* start *

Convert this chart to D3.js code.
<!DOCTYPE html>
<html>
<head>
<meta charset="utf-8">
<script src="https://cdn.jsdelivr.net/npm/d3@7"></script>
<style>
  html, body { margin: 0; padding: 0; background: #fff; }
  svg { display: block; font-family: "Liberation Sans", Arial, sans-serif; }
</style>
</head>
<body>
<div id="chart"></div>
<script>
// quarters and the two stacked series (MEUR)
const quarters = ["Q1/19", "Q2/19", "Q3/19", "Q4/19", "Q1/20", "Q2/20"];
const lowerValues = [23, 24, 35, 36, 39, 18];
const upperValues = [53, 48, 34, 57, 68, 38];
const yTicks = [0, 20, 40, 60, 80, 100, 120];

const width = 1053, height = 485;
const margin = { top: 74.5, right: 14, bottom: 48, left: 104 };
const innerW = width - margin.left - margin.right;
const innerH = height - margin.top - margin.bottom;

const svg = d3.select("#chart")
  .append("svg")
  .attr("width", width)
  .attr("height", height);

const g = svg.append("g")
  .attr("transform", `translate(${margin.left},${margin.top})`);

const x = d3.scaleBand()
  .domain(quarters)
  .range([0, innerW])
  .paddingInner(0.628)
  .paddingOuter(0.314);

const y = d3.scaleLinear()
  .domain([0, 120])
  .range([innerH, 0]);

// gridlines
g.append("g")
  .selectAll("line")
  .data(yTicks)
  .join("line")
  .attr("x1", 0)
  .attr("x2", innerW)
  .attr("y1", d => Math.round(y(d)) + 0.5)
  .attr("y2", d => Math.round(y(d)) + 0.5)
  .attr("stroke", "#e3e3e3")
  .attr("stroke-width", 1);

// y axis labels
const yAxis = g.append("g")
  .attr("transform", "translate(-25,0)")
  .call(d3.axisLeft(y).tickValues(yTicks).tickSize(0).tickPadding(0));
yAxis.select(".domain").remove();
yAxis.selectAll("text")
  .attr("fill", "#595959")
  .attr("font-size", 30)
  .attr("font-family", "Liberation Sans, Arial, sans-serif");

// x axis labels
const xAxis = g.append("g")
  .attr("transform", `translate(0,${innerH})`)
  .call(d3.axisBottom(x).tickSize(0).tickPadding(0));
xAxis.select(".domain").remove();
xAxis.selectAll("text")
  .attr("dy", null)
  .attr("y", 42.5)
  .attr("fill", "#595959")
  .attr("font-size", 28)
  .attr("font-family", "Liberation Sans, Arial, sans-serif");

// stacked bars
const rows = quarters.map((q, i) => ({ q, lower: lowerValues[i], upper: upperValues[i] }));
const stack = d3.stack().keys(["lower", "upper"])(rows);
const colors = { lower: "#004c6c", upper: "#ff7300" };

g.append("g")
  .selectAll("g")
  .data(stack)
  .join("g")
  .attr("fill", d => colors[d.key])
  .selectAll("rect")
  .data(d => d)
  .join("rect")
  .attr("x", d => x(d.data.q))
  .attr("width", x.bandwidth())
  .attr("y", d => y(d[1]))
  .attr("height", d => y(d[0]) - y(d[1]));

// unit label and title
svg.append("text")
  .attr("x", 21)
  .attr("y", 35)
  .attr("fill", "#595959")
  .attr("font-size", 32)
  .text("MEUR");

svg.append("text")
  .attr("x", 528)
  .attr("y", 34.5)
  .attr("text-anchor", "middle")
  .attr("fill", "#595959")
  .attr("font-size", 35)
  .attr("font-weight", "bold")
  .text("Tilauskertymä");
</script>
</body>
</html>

* end *
* start *

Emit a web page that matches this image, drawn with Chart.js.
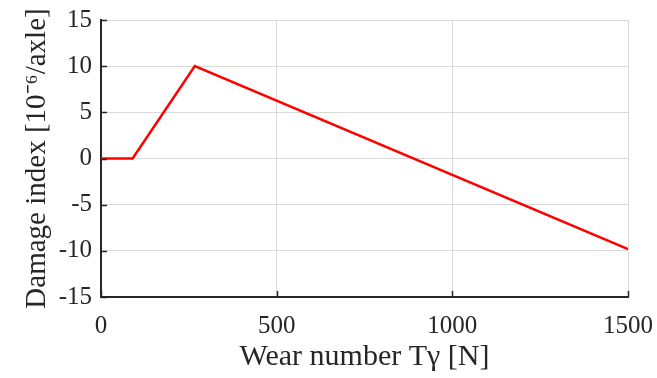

* end *

__Set exercise__. List the lines that contain the word "this".

__Final answer__.
Convert this chart to D3.js code.
Emit a web page that matches this image, drawn with Chart.js.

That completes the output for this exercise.